DATASET RECORDS:
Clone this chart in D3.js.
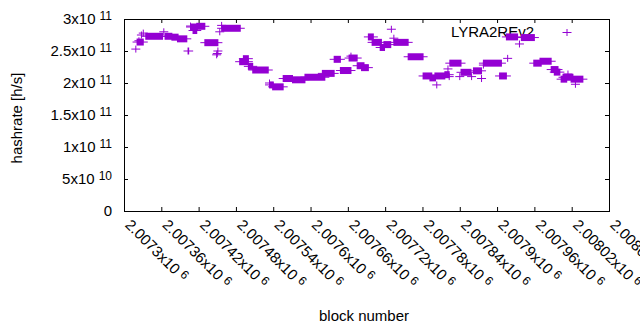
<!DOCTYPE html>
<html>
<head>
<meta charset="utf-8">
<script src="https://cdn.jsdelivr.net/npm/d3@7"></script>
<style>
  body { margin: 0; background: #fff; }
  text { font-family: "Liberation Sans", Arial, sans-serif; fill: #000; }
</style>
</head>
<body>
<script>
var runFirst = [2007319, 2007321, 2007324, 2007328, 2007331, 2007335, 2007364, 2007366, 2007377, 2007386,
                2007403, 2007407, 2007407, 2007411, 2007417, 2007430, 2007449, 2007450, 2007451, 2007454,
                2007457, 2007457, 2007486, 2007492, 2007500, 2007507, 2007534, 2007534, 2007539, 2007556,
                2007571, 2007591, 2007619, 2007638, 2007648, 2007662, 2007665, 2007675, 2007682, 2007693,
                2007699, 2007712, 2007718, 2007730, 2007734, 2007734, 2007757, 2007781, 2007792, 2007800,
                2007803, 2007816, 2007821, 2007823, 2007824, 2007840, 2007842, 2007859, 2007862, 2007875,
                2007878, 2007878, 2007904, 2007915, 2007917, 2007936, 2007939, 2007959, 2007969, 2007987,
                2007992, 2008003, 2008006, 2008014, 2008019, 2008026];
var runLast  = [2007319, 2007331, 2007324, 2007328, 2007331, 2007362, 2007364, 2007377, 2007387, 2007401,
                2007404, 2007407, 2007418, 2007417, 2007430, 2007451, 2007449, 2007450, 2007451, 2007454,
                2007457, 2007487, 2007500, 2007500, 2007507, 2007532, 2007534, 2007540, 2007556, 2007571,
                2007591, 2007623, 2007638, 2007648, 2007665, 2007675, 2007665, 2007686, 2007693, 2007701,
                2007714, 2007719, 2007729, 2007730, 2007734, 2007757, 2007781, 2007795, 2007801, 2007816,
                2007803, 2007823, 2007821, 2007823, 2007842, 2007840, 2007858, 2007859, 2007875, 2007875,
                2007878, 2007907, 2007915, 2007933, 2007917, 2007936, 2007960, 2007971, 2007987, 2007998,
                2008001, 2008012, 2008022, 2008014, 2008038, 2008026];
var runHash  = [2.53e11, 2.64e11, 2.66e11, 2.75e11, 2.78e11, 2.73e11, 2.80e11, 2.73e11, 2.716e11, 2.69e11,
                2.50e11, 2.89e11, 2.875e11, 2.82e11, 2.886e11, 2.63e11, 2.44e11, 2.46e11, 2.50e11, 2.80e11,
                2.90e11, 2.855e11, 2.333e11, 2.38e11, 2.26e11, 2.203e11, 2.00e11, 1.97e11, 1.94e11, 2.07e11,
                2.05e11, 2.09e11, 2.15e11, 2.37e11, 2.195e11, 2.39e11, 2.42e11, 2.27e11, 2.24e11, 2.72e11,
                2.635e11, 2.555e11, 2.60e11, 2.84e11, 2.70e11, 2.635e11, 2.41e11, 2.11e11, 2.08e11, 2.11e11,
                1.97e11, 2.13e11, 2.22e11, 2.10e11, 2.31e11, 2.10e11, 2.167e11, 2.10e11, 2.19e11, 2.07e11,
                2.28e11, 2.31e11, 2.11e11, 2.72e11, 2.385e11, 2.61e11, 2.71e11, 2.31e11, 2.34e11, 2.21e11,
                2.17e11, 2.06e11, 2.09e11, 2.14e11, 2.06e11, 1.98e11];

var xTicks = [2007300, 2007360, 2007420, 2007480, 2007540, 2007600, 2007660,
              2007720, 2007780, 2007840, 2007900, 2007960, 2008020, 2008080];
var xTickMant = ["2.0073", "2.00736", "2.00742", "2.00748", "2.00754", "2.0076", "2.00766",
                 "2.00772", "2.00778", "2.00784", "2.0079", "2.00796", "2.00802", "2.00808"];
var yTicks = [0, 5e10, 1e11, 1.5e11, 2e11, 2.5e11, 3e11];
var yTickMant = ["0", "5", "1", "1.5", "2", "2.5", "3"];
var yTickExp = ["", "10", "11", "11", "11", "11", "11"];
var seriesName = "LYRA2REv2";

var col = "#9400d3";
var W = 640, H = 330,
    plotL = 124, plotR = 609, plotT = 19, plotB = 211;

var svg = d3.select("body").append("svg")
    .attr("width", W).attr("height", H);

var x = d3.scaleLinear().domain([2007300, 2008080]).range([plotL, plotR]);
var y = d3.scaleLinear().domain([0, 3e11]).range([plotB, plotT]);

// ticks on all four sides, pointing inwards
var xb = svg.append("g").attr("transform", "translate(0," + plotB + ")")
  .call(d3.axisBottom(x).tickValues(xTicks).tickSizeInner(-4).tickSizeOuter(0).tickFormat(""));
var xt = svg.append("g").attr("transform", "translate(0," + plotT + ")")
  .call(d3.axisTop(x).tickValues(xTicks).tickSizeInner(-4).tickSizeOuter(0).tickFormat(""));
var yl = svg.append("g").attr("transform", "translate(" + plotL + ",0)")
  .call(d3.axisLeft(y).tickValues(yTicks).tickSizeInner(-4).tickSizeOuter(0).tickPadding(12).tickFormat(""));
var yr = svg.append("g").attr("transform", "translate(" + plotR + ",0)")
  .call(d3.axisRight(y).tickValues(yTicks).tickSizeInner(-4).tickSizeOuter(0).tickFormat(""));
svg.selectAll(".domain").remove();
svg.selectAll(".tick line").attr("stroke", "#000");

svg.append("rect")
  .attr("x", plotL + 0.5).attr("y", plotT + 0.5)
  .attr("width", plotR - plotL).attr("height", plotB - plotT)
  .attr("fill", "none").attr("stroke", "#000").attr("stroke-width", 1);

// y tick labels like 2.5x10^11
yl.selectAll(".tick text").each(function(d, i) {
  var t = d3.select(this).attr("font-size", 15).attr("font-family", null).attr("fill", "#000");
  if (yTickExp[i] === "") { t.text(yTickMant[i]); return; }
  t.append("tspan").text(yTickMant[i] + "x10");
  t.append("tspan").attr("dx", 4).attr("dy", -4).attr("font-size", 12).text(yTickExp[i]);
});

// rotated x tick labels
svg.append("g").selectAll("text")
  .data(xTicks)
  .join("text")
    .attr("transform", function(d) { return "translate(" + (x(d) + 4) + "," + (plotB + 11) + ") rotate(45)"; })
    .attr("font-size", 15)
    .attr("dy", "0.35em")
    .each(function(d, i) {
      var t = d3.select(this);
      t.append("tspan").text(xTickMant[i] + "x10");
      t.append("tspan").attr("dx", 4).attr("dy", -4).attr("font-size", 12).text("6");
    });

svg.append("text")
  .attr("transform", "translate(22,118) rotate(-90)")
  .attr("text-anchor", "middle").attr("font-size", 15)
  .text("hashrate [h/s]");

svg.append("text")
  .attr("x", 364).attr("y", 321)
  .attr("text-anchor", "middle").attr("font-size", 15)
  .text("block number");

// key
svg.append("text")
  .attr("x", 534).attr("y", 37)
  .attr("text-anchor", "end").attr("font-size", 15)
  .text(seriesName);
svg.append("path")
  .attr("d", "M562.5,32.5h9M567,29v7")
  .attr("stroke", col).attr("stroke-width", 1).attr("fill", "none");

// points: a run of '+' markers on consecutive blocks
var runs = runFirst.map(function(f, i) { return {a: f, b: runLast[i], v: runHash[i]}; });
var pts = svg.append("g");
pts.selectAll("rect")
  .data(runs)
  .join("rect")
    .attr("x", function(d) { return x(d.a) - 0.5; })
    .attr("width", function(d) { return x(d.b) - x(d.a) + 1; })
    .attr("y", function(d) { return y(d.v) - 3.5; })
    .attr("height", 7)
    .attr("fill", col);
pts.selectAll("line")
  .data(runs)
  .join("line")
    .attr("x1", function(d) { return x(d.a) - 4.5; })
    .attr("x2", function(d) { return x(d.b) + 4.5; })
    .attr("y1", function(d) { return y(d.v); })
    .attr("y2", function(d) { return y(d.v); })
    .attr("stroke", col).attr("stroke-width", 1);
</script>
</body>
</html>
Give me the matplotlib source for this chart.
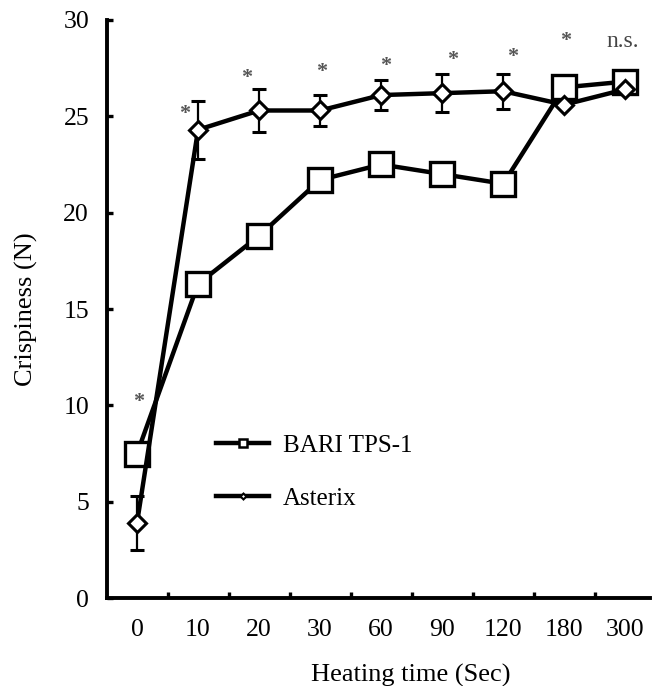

WHAT YOU ARE ASKED TO DO:
Your answer should be a single number: the count of lines in the material above that contain "chart".

REPLY TO THE TASK:
2